* _Input material_:
────────

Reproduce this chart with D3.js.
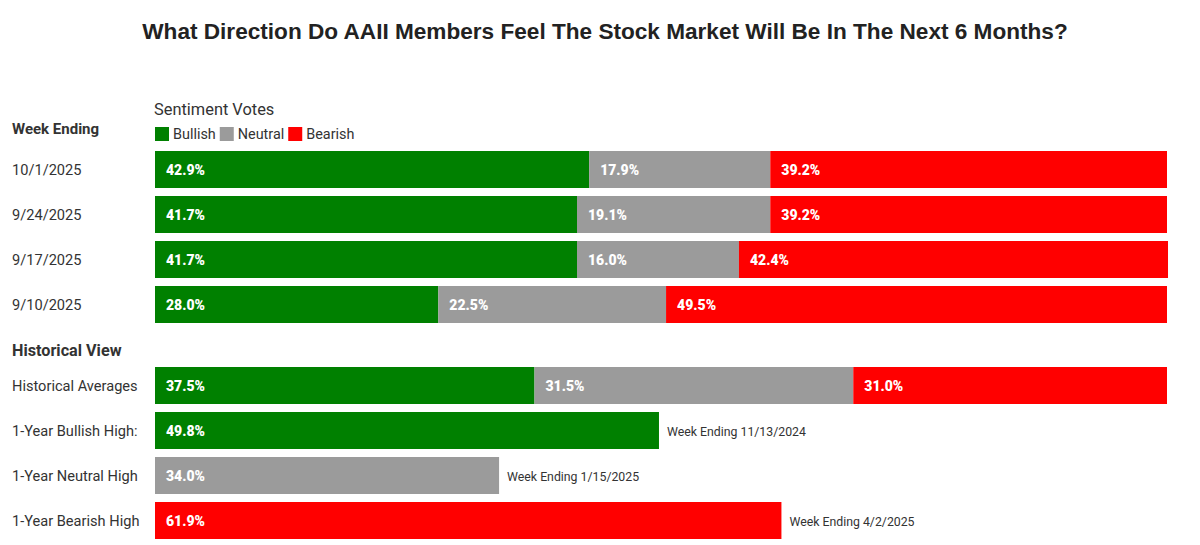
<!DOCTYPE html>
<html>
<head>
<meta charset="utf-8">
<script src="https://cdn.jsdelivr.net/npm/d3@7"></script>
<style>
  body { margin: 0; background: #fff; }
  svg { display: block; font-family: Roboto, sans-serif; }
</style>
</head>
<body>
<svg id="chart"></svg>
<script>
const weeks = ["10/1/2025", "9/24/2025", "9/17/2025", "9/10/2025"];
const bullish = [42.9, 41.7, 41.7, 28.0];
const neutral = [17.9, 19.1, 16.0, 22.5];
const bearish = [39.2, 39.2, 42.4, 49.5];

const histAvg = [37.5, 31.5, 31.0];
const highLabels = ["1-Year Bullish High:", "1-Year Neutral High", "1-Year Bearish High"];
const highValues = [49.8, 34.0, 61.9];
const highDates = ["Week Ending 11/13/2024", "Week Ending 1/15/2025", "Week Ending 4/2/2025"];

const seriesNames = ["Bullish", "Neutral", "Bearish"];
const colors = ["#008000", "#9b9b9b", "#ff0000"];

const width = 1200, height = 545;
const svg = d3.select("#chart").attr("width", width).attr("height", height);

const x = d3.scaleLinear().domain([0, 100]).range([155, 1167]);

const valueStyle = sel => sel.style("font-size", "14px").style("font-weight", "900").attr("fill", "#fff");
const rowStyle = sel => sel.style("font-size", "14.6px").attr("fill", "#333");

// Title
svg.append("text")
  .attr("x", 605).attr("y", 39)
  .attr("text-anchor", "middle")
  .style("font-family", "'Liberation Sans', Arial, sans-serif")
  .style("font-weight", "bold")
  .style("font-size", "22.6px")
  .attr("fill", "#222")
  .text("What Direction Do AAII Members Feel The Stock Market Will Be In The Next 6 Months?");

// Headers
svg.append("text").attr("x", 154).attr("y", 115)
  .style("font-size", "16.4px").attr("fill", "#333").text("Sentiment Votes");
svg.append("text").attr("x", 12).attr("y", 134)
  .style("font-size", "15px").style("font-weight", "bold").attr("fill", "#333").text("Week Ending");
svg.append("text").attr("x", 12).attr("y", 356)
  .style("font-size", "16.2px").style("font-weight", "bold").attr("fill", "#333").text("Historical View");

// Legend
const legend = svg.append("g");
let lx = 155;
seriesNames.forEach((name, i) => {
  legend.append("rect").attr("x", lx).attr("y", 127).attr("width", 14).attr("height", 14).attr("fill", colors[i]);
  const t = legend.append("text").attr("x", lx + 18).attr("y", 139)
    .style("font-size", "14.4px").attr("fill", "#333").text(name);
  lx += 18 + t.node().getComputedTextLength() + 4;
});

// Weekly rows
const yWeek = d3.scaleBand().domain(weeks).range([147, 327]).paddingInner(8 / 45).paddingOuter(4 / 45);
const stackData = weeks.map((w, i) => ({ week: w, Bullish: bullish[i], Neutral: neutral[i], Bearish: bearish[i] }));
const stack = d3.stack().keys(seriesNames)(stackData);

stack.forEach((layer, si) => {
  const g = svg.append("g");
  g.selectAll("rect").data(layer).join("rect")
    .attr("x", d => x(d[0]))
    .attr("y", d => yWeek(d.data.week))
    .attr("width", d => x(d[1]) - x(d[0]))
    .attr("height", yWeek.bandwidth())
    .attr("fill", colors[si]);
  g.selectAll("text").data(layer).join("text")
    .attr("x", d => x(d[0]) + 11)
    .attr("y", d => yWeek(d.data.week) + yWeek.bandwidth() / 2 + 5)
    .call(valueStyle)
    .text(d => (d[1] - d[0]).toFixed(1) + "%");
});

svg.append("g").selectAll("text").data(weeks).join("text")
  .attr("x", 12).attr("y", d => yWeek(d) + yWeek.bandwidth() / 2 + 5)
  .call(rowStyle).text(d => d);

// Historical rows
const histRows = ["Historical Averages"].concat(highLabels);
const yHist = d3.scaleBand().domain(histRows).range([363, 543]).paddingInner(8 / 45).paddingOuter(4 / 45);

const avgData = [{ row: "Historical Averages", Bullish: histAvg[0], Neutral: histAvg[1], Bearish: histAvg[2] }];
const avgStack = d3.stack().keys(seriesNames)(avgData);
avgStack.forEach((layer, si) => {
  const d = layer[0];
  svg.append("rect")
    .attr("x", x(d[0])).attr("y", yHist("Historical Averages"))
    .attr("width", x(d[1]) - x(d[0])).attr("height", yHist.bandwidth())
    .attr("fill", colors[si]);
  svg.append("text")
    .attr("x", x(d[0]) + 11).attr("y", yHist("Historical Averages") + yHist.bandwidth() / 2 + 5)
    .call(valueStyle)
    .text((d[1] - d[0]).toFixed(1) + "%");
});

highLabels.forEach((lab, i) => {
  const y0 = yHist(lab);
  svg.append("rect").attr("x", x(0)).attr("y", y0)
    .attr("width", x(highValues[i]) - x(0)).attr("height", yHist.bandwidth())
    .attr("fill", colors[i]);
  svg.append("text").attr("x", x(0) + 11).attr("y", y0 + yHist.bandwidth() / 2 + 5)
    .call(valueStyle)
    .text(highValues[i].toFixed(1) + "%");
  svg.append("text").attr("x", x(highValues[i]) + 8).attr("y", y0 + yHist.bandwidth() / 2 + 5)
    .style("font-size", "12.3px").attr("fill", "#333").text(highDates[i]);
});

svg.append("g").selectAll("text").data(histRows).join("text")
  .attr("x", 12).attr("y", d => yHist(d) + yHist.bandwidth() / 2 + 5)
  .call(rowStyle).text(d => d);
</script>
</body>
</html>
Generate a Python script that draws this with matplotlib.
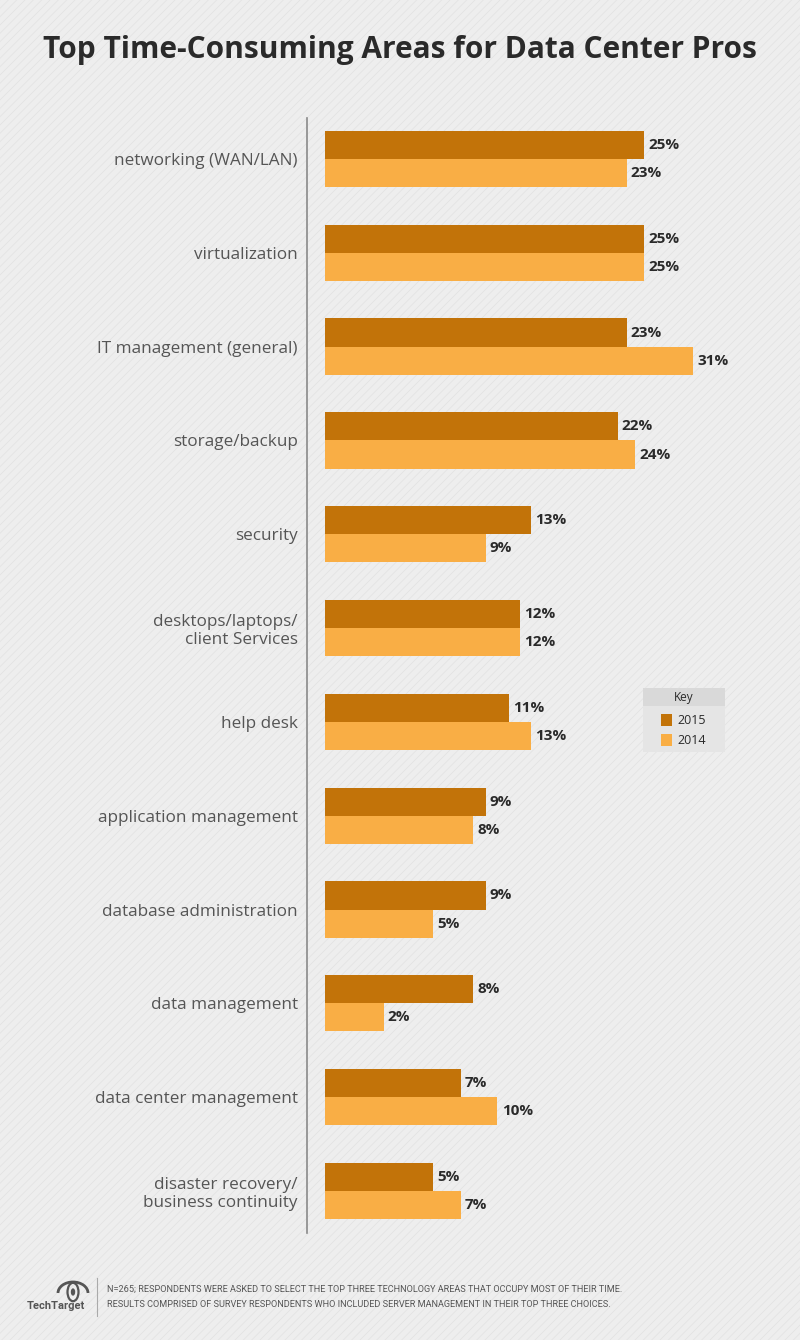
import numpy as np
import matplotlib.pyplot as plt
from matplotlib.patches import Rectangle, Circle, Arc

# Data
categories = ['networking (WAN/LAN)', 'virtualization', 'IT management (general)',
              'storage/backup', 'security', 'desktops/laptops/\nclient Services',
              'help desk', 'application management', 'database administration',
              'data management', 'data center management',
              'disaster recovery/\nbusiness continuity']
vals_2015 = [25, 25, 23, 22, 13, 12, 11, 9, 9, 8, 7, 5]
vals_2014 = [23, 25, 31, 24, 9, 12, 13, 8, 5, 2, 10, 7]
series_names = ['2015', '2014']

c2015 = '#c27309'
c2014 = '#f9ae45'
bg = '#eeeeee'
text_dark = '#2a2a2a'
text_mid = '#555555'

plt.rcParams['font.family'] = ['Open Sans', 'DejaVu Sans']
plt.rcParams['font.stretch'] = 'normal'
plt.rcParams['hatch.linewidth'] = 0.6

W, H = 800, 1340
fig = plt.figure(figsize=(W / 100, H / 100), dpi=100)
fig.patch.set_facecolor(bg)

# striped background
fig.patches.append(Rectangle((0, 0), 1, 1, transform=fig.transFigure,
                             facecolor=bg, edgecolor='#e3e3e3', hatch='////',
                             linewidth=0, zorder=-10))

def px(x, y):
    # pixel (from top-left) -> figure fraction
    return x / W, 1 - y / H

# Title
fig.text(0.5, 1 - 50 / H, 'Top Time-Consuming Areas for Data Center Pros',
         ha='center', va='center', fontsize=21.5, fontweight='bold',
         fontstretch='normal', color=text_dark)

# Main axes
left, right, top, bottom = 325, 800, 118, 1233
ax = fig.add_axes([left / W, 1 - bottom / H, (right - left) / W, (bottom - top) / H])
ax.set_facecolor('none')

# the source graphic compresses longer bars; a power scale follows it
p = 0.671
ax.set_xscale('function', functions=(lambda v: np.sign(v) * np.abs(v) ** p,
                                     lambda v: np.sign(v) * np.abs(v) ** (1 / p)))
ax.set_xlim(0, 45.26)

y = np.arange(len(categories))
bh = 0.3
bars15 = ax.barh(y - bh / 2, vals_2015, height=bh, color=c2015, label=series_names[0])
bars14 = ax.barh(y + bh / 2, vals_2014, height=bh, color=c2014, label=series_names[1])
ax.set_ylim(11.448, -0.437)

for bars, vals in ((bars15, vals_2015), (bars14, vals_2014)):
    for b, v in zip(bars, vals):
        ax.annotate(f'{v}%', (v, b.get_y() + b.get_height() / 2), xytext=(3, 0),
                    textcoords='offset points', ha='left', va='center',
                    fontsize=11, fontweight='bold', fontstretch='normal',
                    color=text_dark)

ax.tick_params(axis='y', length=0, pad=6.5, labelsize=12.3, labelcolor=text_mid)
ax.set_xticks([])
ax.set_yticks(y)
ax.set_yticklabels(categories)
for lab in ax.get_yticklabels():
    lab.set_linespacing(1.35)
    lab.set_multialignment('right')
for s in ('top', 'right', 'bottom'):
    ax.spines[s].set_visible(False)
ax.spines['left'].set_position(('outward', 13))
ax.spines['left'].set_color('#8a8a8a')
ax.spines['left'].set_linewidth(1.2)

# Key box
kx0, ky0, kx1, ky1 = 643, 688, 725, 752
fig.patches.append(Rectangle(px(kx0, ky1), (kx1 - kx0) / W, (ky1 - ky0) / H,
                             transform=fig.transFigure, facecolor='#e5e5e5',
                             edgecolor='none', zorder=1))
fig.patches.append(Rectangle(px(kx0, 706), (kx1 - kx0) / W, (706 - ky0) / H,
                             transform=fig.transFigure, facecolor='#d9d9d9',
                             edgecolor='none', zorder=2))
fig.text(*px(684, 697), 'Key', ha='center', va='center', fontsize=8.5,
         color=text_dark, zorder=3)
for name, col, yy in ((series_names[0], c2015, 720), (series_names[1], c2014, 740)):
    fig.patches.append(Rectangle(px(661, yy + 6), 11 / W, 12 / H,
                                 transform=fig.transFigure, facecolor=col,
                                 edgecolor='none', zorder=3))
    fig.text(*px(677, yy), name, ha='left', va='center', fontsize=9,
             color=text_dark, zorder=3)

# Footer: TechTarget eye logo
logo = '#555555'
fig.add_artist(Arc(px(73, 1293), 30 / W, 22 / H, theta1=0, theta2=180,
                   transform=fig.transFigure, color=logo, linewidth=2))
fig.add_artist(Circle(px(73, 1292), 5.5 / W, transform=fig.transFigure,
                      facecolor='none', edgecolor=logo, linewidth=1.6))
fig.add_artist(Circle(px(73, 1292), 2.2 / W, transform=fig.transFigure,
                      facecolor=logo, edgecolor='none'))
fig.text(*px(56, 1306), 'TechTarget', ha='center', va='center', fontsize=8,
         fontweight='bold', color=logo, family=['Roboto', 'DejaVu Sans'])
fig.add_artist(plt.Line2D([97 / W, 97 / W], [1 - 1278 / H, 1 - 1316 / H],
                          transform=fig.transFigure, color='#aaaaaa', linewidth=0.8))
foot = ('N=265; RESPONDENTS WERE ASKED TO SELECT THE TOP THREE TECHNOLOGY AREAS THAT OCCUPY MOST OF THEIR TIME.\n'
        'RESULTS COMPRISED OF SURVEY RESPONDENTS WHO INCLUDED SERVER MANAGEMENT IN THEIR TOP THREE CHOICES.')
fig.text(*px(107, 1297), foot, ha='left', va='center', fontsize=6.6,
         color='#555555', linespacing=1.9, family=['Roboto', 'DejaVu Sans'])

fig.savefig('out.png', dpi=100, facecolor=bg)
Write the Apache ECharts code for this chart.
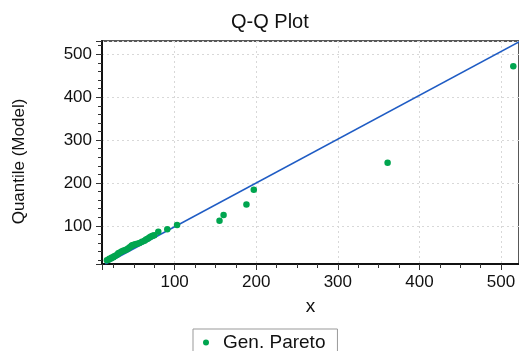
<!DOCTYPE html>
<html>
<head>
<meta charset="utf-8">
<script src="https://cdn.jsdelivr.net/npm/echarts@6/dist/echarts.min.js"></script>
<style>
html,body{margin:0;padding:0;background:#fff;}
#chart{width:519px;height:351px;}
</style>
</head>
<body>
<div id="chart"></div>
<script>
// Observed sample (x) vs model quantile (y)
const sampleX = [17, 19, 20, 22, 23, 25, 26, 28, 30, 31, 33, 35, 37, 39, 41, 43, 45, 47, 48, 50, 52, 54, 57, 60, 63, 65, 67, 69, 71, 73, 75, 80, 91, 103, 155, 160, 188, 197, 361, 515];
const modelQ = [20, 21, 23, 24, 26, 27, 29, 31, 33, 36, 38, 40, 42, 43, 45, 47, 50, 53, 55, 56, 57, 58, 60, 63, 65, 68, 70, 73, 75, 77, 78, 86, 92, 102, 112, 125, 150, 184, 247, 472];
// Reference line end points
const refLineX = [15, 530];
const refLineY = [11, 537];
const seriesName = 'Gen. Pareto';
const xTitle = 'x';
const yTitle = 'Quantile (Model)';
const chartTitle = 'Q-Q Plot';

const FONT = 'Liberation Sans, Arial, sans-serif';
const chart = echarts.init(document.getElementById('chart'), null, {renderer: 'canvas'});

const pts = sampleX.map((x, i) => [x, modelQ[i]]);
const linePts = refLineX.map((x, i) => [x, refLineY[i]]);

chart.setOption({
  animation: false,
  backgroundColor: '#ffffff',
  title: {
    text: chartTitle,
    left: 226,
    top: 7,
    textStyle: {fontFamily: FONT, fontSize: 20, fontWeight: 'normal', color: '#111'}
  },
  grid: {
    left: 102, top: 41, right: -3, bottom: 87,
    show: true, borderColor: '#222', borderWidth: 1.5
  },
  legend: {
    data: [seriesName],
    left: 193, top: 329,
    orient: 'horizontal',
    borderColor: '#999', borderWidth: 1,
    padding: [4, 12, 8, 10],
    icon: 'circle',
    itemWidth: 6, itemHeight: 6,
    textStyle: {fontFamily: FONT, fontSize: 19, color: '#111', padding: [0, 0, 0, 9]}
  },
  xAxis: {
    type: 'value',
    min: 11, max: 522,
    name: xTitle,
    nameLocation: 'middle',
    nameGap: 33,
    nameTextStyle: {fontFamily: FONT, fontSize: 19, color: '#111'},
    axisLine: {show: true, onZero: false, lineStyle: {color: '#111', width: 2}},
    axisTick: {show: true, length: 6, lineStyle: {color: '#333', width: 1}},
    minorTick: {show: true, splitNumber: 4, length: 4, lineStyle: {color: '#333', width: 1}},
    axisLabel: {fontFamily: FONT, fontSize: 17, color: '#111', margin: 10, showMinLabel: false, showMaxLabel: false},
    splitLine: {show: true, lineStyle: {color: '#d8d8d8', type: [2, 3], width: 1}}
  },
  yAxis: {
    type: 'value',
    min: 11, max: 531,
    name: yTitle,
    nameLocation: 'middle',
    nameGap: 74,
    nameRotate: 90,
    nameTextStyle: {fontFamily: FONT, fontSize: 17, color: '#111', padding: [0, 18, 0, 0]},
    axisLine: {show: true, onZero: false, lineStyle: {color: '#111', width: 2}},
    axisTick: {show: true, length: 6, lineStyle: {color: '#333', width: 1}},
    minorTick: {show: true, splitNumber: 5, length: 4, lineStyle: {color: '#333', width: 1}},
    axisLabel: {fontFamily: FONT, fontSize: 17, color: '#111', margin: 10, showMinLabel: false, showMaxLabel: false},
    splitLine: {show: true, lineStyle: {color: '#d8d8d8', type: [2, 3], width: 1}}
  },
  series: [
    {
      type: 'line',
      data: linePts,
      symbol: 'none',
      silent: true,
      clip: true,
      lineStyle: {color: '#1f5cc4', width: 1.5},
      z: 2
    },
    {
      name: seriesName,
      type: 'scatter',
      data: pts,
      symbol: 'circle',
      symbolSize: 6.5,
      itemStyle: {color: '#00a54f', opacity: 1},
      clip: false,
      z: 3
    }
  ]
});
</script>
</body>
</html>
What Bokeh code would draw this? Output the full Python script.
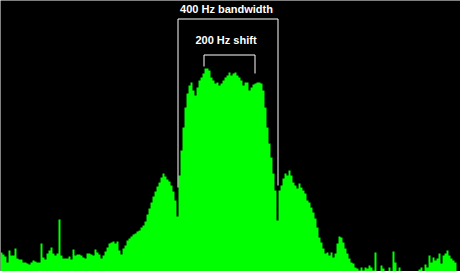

────────

* _What you have to do_: Pictures stay out. Print the data exactly, from its first line through the line containing "const x = d3.scaleLinear().domain([0, 100]).range([155, 1167]);".

* _Answer for the task_:
Reproduce this chart with D3.js.
<!DOCTYPE html>
<html>
<head>
<meta charset="utf-8">
<script src="https://cdn.jsdelivr.net/npm/d3@7"></script>
<style>
  body { margin: 0; background: #fff; }
  svg { display: block; font-family: Roboto, sans-serif; }
</style>
</head>
<body>
<svg id="chart"></svg>
<script>
const weeks = ["10/1/2025", "9/24/2025", "9/17/2025", "9/10/2025"];
const bullish = [42.9, 41.7, 41.7, 28.0];
const neutral = [17.9, 19.1, 16.0, 22.5];
const bearish = [39.2, 39.2, 42.4, 49.5];

const histAvg = [37.5, 31.5, 31.0];
const highLabels = ["1-Year Bullish High:", "1-Year Neutral High", "1-Year Bearish High"];
const highValues = [49.8, 34.0, 61.9];
const highDates = ["Week Ending 11/13/2024", "Week Ending 1/15/2025", "Week Ending 4/2/2025"];

const seriesNames = ["Bullish", "Neutral", "Bearish"];
const colors = ["#008000", "#9b9b9b", "#ff0000"];

const width = 1200, height = 545;
const svg = d3.select("#chart").attr("width", width).attr("height", height);

const x = d3.scaleLinear().domain([0, 100]).range([155, 1167]);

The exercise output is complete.